With that said, if he said, “I think we need regulation” and offered two lines of related thoughts and the same link, would people have downvoted his comment for not being useful and being impossible to engage with? Probably not, I suspect.
Anyway, I may be wrong in this case, but I still think that we probably shouldn’t be so quick to downvote comments like this (or at least a bit better). Especially for new community members.
I see a lot of stuff on the forum get no comments at all which seems worse than getting a few comments with opinions.
I often see low effort disagreeing comments on a post get downvoted but similarly low effort agreeable comment (e.g., this sounds great) get upvoted.

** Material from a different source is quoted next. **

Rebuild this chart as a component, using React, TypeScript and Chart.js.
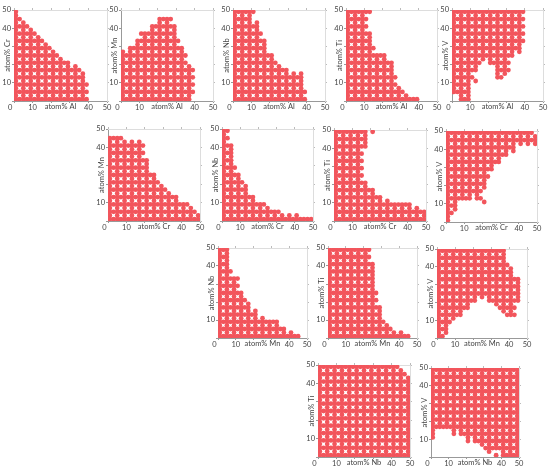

I am also influenced by other factors. Discussions I have had and seen where people I know who have been involved in EA for years said that they don’t like using the forum because it is too negative or because they don’t get any engagement on what write.
The expectation that lots of lurkers on the forum don’t feel comfortable sharing quick thoughts or disagreements because they could get downvotes.
My experiences writing posts that almost no-one commented on where I would have welcomed a 2-minute opinion comment made without arguments or a supposedly supporting link.
But of course other people might disagree with all of that or see different trade-offs etc.
I have written two recent posts describing my position. In the first I argued that nuclear war plus our primitive social systems, imply we live in an age of acute existential risk, and the substitution of our flawed governance by AI based government is our chance of survival.
In the second one, I argue that given the kind of specialized AI we are training so far, existential risk from AI is still negligible, and regulation would be premature.
You can comment on the posts themselves, or you can comment both posts here.
This seems aimed at regulators; I’d be more interested in a version for orgs like the CIA or NSA.
Both those orgs seem to have a lot more flexibility than regulators to more or less do what they want when national security is an issue, and AI could plausibly become just that kind of issue.
So ‘policy ideas for the NSA/CIA’ could be at once both more ambitious and more actionable.
Interesting. Do you know of existing sources related to ‘policy ideas for the NSA/CIA’? What can I read to learn about this?
I am (tentatively) excited about all of these ideas.
Thanks for sharing!
Does Open Phil plan to share any of the reasoning?